The creative iconoclast who brought us the Garbo can shares his thoughts about design and the future.
"Design is the whole experience of living," is the quotation that marks the beginning of industrial designer and artist Karim Rashid's website. It's an apt departure point for a man whose designs, like the Garbo garbage can that he created for Umbra, have become so famous. But mainstream Karim is not. He's earned a reputation as a style setter and rule breaker. His sometimes iconoclastic design ideas are not everyone's, but he can always be counted on to push the decor envelope. Karim was born in Cairo, Egypt, in 1960, but was raised in Canada, receiving a bachelor of industrial design from Carleton University in Ottawa. He worked briefly in Toronto before moving to New York City, where he currently resides. His long list of accomplishments includes furnishings, products, clothing (he cofounded and designed the Babel clothing line before leaving Canada) and even music (he composed a song entitled "Plob" for a German compilation called The Listening Room). Equally endless is the number of awards the designer has received in the mere decade that his New York studio has been operating. We asked Karim, always a forward thinker, about the trends that are shaping design's future.
S@H: What have you observed to be the biggest change in popular design during recent years?

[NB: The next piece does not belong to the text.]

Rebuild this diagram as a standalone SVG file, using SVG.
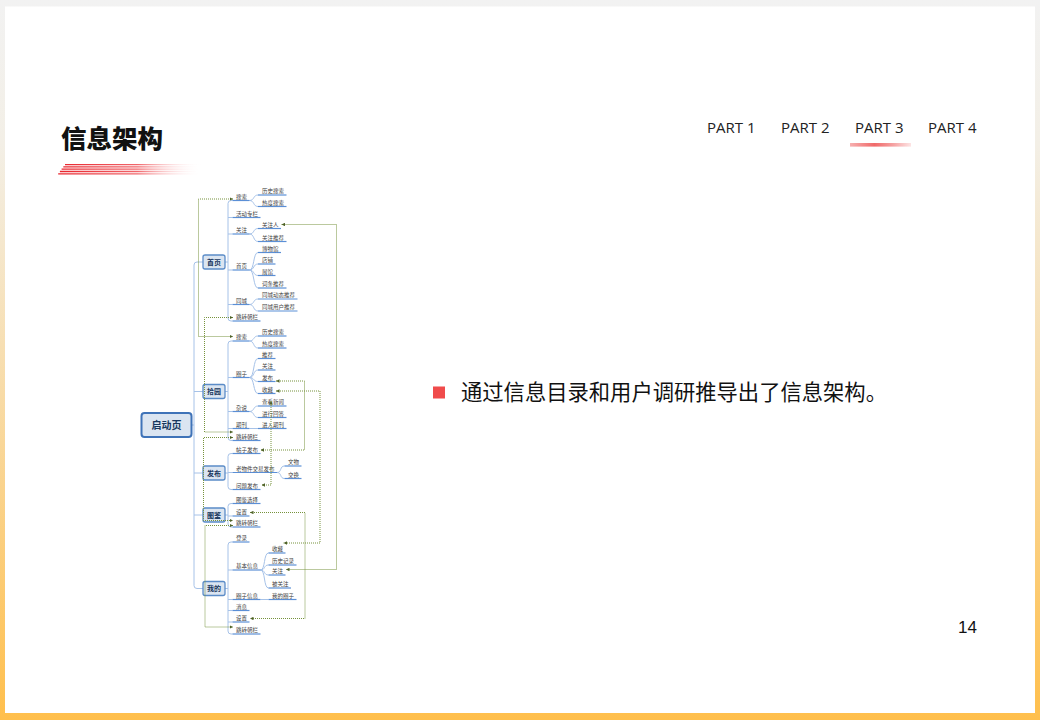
<svg xmlns="http://www.w3.org/2000/svg" width="1040" height="720" viewBox="0 0 1040 720">
<defs>
<linearGradient id="frame" x1="0" y1="0" x2="0" y2="1">
<stop offset="0" stop-color="#f2f2f2"/>
<stop offset="0.2" stop-color="#f3efe6"/>
<stop offset="0.55" stop-color="#f8dba6"/>
<stop offset="1" stop-color="#ffbf4c"/>
</linearGradient>
<linearGradient id="stripe" gradientUnits="userSpaceOnUse" x1="58" y1="0" x2="202" y2="0">
<stop offset="0" stop-color="#e8232b"/>
<stop offset="0.55" stop-color="#ee4a50" stop-opacity="0.85"/>
<stop offset="1" stop-color="#ffffff" stop-opacity="0"/>
</linearGradient>
<linearGradient id="navline" x1="0" y1="0" x2="1" y2="0">
<stop offset="0" stop-color="#f7b0b0"/>
<stop offset="0.4" stop-color="#f06a6a"/>
<stop offset="0.7" stop-color="#f5a0a0"/>
<stop offset="1" stop-color="#fde4e4"/>
</linearGradient>
<marker id="arr" viewBox="0 0 4 4" markerWidth="3.5" markerHeight="3.5" refX="4" refY="2" orient="auto-start-reverse" markerUnits="userSpaceOnUse">
<path d="M0,0 L4,2 L0,4 z" fill="#4f6228"/>
</marker>
</defs>
<style>
.t1{font-family:"Noto Sans CJK SC",sans-serif;font-size:7px;font-weight:bold;fill:#17375e;text-anchor:middle}
.t{font-family:"Noto Sans CJK SC",sans-serif;font-size:5.5px;fill:#404040}
.box{fill:#dbe5f1;stroke:#5b8cc8;stroke-width:1.3}
.br{fill:none;stroke:#a6c2e8;stroke-width:1}
.ul{stroke:#5b8fd6;stroke-width:1.2}
.rel{fill:none;stroke:#76923c;stroke-width:1;stroke-dasharray:1 1;marker-start:url(#arr);marker-end:url(#arr)}
.nav{font-family:"Open Sans",sans-serif;font-size:15px;fill:#222}
.st{stroke:url(#stripe);stroke-width:1.3}
</style>
<rect x="0" y="0" width="1040" height="720" fill="url(#frame)"/>
<rect x="5" y="6.5" width="1030" height="706.5" fill="#ffffff"/>

<text x="61" y="148" font-family="'Noto Sans CJK SC',sans-serif" font-size="25.5" font-weight="900" fill="#111">信息架构</text>
<g id="title-stripes">
<line class="st" x1="65" y1="164.6" x2="202" y2="164.6"/>
<line class="st" x1="63.3" y1="166.9" x2="198" y2="166.9"/>
<line class="st" x1="61.6" y1="169.2" x2="201" y2="169.2"/>
<line class="st" x1="59.9" y1="171.5" x2="196" y2="171.5"/>
<line class="st" x1="58.2" y1="173.8" x2="199" y2="173.8"/>
</g>

<g id="nav">
<text class="nav" x="707" y="133">PART 1</text>
<text class="nav" x="781" y="133">PART 2</text>
<text class="nav" x="855" y="133">PART 3</text>
<text class="nav" x="928" y="133">PART 4</text>
<rect x="850" y="143" width="61" height="3.6" fill="url(#navline)"/>
</g>

<g id="bullet">
<rect x="433" y="386.5" width="12" height="12" fill="#f04b4b"/>
<text x="461" y="399.5" font-family="'Noto Sans CJK SC',sans-serif" font-size="21.3" fill="#111">通过信息目录和用户调研推导出了信息架构。</text>
</g>

<text x="958" y="633" font-family="'Liberation Sans',sans-serif" font-size="17" fill="#111">14</text>

<g id="branches">
<path class="br" d="M191.5,425 H194 M203,262 H197 Q194,262 194,265 V585.5 Q194,588.5 197,588.5 H203 M194,391.5 H203 M194,473 H203 M194,515 H203"/>
<path class="br" d="M225,262 H228 M232.5,200.5 H231 Q228,200.5 228,203.5 V318 Q228,321 231,321 H232.5 M228,217.5 H232.5 M228,234 H232.5 M228,270 H232.5 M228,304.5 H232.5"/>
<path class="br" d="M225,391.5 H228 M232.5,341 H231 Q228,341 228,344 V437.5 Q228,440.5 231,440.5 H232.5 M228,377.5 H232.5 M228,411.5 H232.5 M228,428.5 H232.5"/>
<path class="br" d="M225,473 H228 M232.5,453.5 H231 Q228,453.5 228,456.5 V486.5 Q228,489.5 231,489.5 H232.5 M228,472.5 H232.5"/>
<path class="br" d="M225,515 H228 M232.5,503.5 H231 Q228,503.5 228,506.5 V524 Q228,527 231,527 H232.5 M228,516 H232.5"/>
<path class="br" d="M225,588.5 H228 M232.5,542 H231 Q228,542 228,545 V631 Q228,634 231,634 H232.5 M228,570 H232.5 M228,599.5 H232.5 M228,610.5 H232.5 M228,622 H232.5"/>
<path class="br" d="M249.5,200.5 C254.5,200.5 253,195 258,195 M249.5,200.5 C254.5,200.5 253,206.5 258,206.5
M249.5,234 C254.5,234 253,228.5 258,228.5 M249.5,234 C254.5,234 253,241.5 258,241.5
M249.5,270 C254.5,270 253,252.5 258,252.5 M249.5,270 C254.5,270 253,264 258,264 M249.5,270 C254.5,270 253,275.5 258,275.5 M249.5,270 C254.5,270 253,288 258,288
M249.5,304.5 C254.5,304.5 253,299 258,299 M249.5,304.5 C254.5,304.5 253,311 258,311
M249.5,341 C254.5,341 253,336 258,336 M249.5,341 C254.5,341 253,348 258,348
M249.5,377.5 C254.5,377.5 253,358.5 258,358.5 M249.5,377.5 C254.5,377.5 253,370 258,370 M249.5,377.5 C254.5,377.5 253,381.5 258,381.5 M249.5,377.5 C254.5,377.5 253,393.5 258,393.5
M249.5,411.5 C254.5,411.5 253,406 258,406 M249.5,411.5 C254.5,411.5 253,417.5 258,417.5
M249.5,428.5 H258
M277,472.5 C282,472.5 279.5,466 284.5,466 M277,472.5 C282,472.5 279.5,478.5 284.5,478.5
M260.5,570 C265.5,570 263.5,553 268.5,553 M260.5,570 C265.5,570 263.5,565 268.5,565 M260.5,570 C265.5,570 263.5,575 268.5,575 M260.5,570 C265.5,570 263.5,588 268.5,588
M260.5,599.5 H268.5"/>
</g>

<g id="root">
<rect x="141.5" y="413" width="50" height="24" rx="3" fill="#dbe5f1" stroke="#3f73b8" stroke-width="2"/>
<text x="166.5" y="429" font-family="'Noto Sans CJK SC',sans-serif" font-size="10" font-weight="bold" fill="#17375e" text-anchor="middle">启动页</text>
</g>

<g id="n-shouye">
<rect class="box" x="203" y="255" width="22" height="14" rx="2"/>
<text class="t1" x="214" y="264.5">首页</text>
<g class="ul">
<line x1="232.5" y1="200.5" x2="249.5" y2="200.5"/><line x1="232.5" y1="217.5" x2="260.5" y2="217.5"/><line x1="232.5" y1="234" x2="249.5" y2="234"/><line x1="232.5" y1="270" x2="249.5" y2="270"/><line x1="232.5" y1="304.5" x2="249.5" y2="304.5"/><line x1="232.5" y1="321" x2="260.5" y2="321"/>
<line x1="258" y1="195" x2="286.5" y2="195"/><line x1="258" y1="206.5" x2="286.5" y2="206.5"/><line x1="258" y1="228.5" x2="281" y2="228.5"/><line x1="258" y1="241.5" x2="286.5" y2="241.5"/><line x1="258" y1="252.5" x2="281" y2="252.5"/><line x1="258" y1="264" x2="275.5" y2="264"/><line x1="258" y1="275.5" x2="275.5" y2="275.5"/><line x1="258" y1="288" x2="286.5" y2="288"/><line x1="258" y1="299" x2="297.5" y2="299"/><line x1="258" y1="311" x2="297.5" y2="311"/>
</g>
<text class="t" x="236" y="198.5">搜索</text><text class="t" x="236" y="215.5">活动专栏</text><text class="t" x="236" y="232">关注</text><text class="t" x="236" y="268">首页</text><text class="t" x="236" y="302.5">同城</text><text class="t" x="236" y="319">跳转朝栏</text>
<text class="t" x="262" y="193">历史搜索</text><text class="t" x="262" y="204.5">热度搜索</text><text class="t" x="262" y="226.5">关注人</text><text class="t" x="262" y="239.5">关注推荐</text><text class="t" x="262" y="250.5">博物馆</text><text class="t" x="262" y="262">店铺</text><text class="t" x="262" y="273.5">展馆</text><text class="t" x="262" y="286">词条推荐</text><text class="t" x="262" y="297">同城动态推荐</text><text class="t" x="262" y="309">同城用户推荐</text>
</g>

<g id="n-shiyuan">
<rect class="box" x="203" y="384.5" width="22" height="14" rx="2"/>
<text class="t1" x="214" y="394">拾园</text>
<g class="ul">
<line x1="232.5" y1="341" x2="249.5" y2="341"/><line x1="232.5" y1="377.5" x2="249.5" y2="377.5"/><line x1="232.5" y1="411.5" x2="249.5" y2="411.5"/><line x1="232.5" y1="428.5" x2="249.5" y2="428.5"/><line x1="232.5" y1="440.5" x2="260.5" y2="440.5"/>
<line x1="258" y1="336" x2="286.5" y2="336"/><line x1="258" y1="348" x2="286.5" y2="348"/><line x1="258" y1="358.5" x2="275.5" y2="358.5"/><line x1="258" y1="370" x2="275.5" y2="370"/><line x1="258" y1="381.5" x2="275.5" y2="381.5"/><line x1="258" y1="393.5" x2="275.5" y2="393.5"/><line x1="258" y1="406" x2="286.5" y2="406"/><line x1="258" y1="417.5" x2="286.5" y2="417.5"/><line x1="258" y1="428.5" x2="286.5" y2="428.5"/>
</g>
<text class="t" x="236" y="339">搜索</text><text class="t" x="236" y="375.5">圈子</text><text class="t" x="236" y="409.5">杂说</text><text class="t" x="236" y="426.5">期刊</text><text class="t" x="236" y="438.5">跳转朝栏</text>
<text class="t" x="262" y="334">历史搜索</text><text class="t" x="262" y="346">热度搜索</text><text class="t" x="262" y="356.5">推荐</text><text class="t" x="262" y="368">关注</text><text class="t" x="262" y="379.5">发布</text><text class="t" x="262" y="391.5">收藏</text><text class="t" x="262" y="404">查看新闻</text><text class="t" x="262" y="415.5">进行回答</text><text class="t" x="262" y="426.5">进入期刊</text>
</g>

<g id="n-fabu">
<rect class="box" x="203" y="466" width="22" height="14" rx="2"/>
<text class="t1" x="214" y="475.5">发布</text>
<g class="ul">
<line x1="232.5" y1="453.5" x2="260.5" y2="453.5"/><line x1="232.5" y1="472.5" x2="277" y2="472.5"/><line x1="232.5" y1="489.5" x2="260.5" y2="489.5"/>
<line x1="284.5" y1="466" x2="301.5" y2="466"/><line x1="284.5" y1="478.5" x2="301.5" y2="478.5"/>
</g>
<text class="t" x="236" y="451.5">帖子发布</text><text class="t" x="236" y="470.5">老物件交易发布</text><text class="t" x="236" y="487.5">问题发布</text>
<text class="t" x="288" y="464">文物</text><text class="t" x="288" y="476.5">交换</text>
</g>

<g id="n-tujian">
<rect class="box" x="203" y="508" width="22" height="14" rx="2"/>
<text class="t1" x="214" y="517.5">图鉴</text>
<g class="ul">
<line x1="232.5" y1="503.5" x2="260.5" y2="503.5"/><line x1="232.5" y1="516" x2="249.5" y2="516"/><line x1="232.5" y1="527" x2="260.5" y2="527"/>
</g>
<text class="t" x="236" y="501.5">图鉴选择</text><text class="t" x="236" y="514">设置</text><text class="t" x="236" y="525">跳转朝栏</text>
</g>

<g id="n-wode">
<rect class="box" x="203" y="581.5" width="22" height="14" rx="2"/>
<text class="t1" x="214" y="591">我的</text>
<g class="ul">
<line x1="232.5" y1="542" x2="249.5" y2="542"/><line x1="232.5" y1="570" x2="260.5" y2="570"/><line x1="232.5" y1="599.5" x2="260.5" y2="599.5"/><line x1="232.5" y1="610.5" x2="249.5" y2="610.5"/><line x1="232.5" y1="622" x2="249.5" y2="622"/><line x1="232.5" y1="634" x2="260.5" y2="634"/>
<line x1="268.5" y1="553" x2="285.5" y2="553"/><line x1="268.5" y1="565" x2="296.5" y2="565"/><line x1="268.5" y1="575" x2="285.5" y2="575"/><line x1="268.5" y1="588" x2="291" y2="588"/><line x1="268.5" y1="599.5" x2="296.5" y2="599.5"/>
</g>
<text class="t" x="236" y="540">登录</text><text class="t" x="236" y="568">基本信息</text><text class="t" x="236" y="597.5">圈子信息</text><text class="t" x="236" y="608.5">消息</text><text class="t" x="236" y="620">设置</text><text class="t" x="236" y="632">跳转朝栏</text>
<text class="t" x="272" y="551">收藏</text><text class="t" x="272" y="563">历史记录</text><text class="t" x="272" y="573">关注</text><text class="t" x="272" y="586">被关注</text><text class="t" x="272" y="597.5">我的圈子</text>
</g>

<g id="relations">
<path class="rel" d="M233,199 H198.5 V336.5 H233"/>
<path class="rel" d="M281.5,224.5 H336.5 V569.5 H286"/>
<path class="rel" d="M233,317.5 H204.5 V432 H233"/>
<path class="rel" d="M233,437.5 H203.5 V520.5 H233"/>
<path class="rel" d="M233,525.5 H205 V627 H233"/>
<path class="rel" d="M276,381 H304.5 V450 H260.5"/>
<path class="rel" d="M276,391 H320 V543 H283.5"/>
<path class="rel" d="M271,401 V485 H261.5"/>
<path class="rel" d="M250,512.5 H305 V618.5 H250"/>
</g>
</svg>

KR: I think the whole world is changing quite rapidly, and everywhere there is a dropping of the traditional and a domination of more contemporary design. Furniture and even wallpaper manufacturers are getting away from traditional motifs. People aren't buying them. They just have no relationship to those motifs. People have no relationship to antiques. I think most of us relate to the day and age in which we live. You want a car that has a modern engine, not one that's 40 years old. I think it's the same with our homes. We want floorings that are smart and durable; we want blinds that are state of the art.
S@H: What do you think is driving that shift?
KR: Youth culture, and specifically digital youth culture, has a tremendous influence on design. When you're technically savvy, it drastically affects your tastes and what you think looks good in a home. When you leave your computer screen you start to see the world differently -- all the colours and dimensions -- and you have different expectations of the world.